Le transport responsable de 19 % des émissions de gaz à effet de serre liées à l’alimentation

Dans un article publié récemment dans Nature Food, une équipe pluridisciplinaire de chercheurs australiens et chinois évalue les émissions de gaz à effet de serre liées au transport des matériels et produits nécessaires à la production agricole, et des matières premières et transformées, jusqu’au consommateur final. Elle montre qu’avec 3 gigatonnes de CO2eq (en 2017), ces émissions représentent un cinquième de l’empreinte carbone mondiale de l’alimentation. Ce résultat multiplie par 3,5 les estimations publiées jusqu’ici.

Les chercheurs ont utilisé la notion de « km alimentaire », combinant les masses (en tonne) et les distances parcourues, pour estimer les émissions propres au transport. Ils ont aussi distingué le fret international (souvent maritime) et les échanges domestiques (voies routières). À partir de modèles régionaux entrées-sorties (utilisant la comptabilité nationale), et de données sur les échanges domestiques et internationaux, ils ont calculé les émissions annuelles pour : 37 secteurs économiques directement ou indirectement liés à la production alimentaire, 4 modes de transport et 74 espaces géographiques (58 pays, le reste représentant des regroupements régionaux).

Certains produits ont une empreinte carbone très accrue par le transport.

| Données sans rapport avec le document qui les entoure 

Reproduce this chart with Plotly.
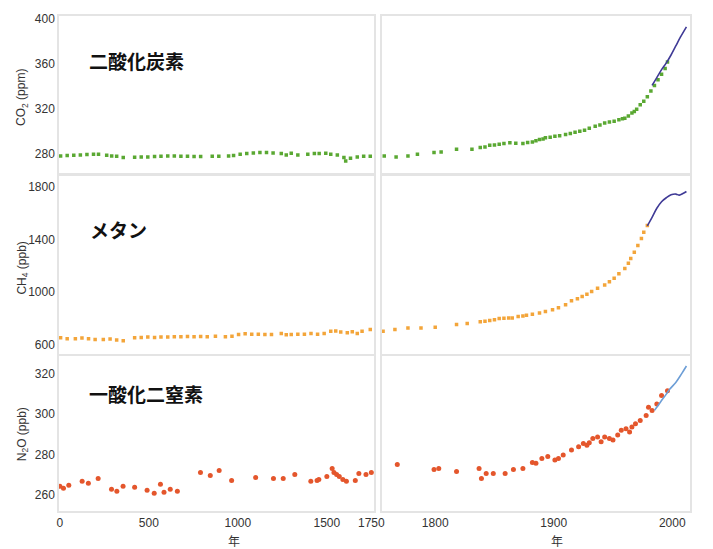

C’est le cas des fruits et légumes, dont la production émet proportionnellement peu, mais la réfrigération pendant l’acheminement consomme beaucoup d’énergie. S’ils contribuent à 6 % des émissions liées à la production de l’ensemble des secteurs étudiés, ils participent à hauteur de 36 % à celles liées au transport.

Top 100 des flux d’échange bilatéraux associés à la consommation globale alimentaire, selon les émissions par habitant
Source : Nature Food

La vitalité des échanges agro-alimentaires, particulièrement en Europe (figure ci-dessus), fait que les émissions de GES liées au transport sont deux fois plus importantes que celles liées à la production. Les pays « les plus développés » (PIB par habitant supérieur à 25 000 $), qui regroupent 12,5 % de la population mondiale, sont responsables de près de la moitié des émissions liées au transport alimentaire. Enfin, plus la chaîne de valeur est longue et mondialisée, plus l’empreinte est importante, à l’instar de la viande rouge consommée en Chine (figure ci-dessous).

Évaluation des émissions liées à la consommation de viande rouge en Chine
Source : Nature Food
Lecture : les émissions liées à la fourniture des biens nécessaires à la production de viande rouge, jusqu’au consommateur final, en Chine, sont notées dans les bulles, alors que celles résultant de leur transport sont indiquées sur les flèches.

En conclusion, la diminution de la consommation de produits d’origine animale permettrait de réduire de façon importante les émissions du secteur agricole, mais leur remplacement par des produits végétaux devrait impérativement tenir compte des modalités d’approvisionnement, tout en considérant la durabilité des conditions de production.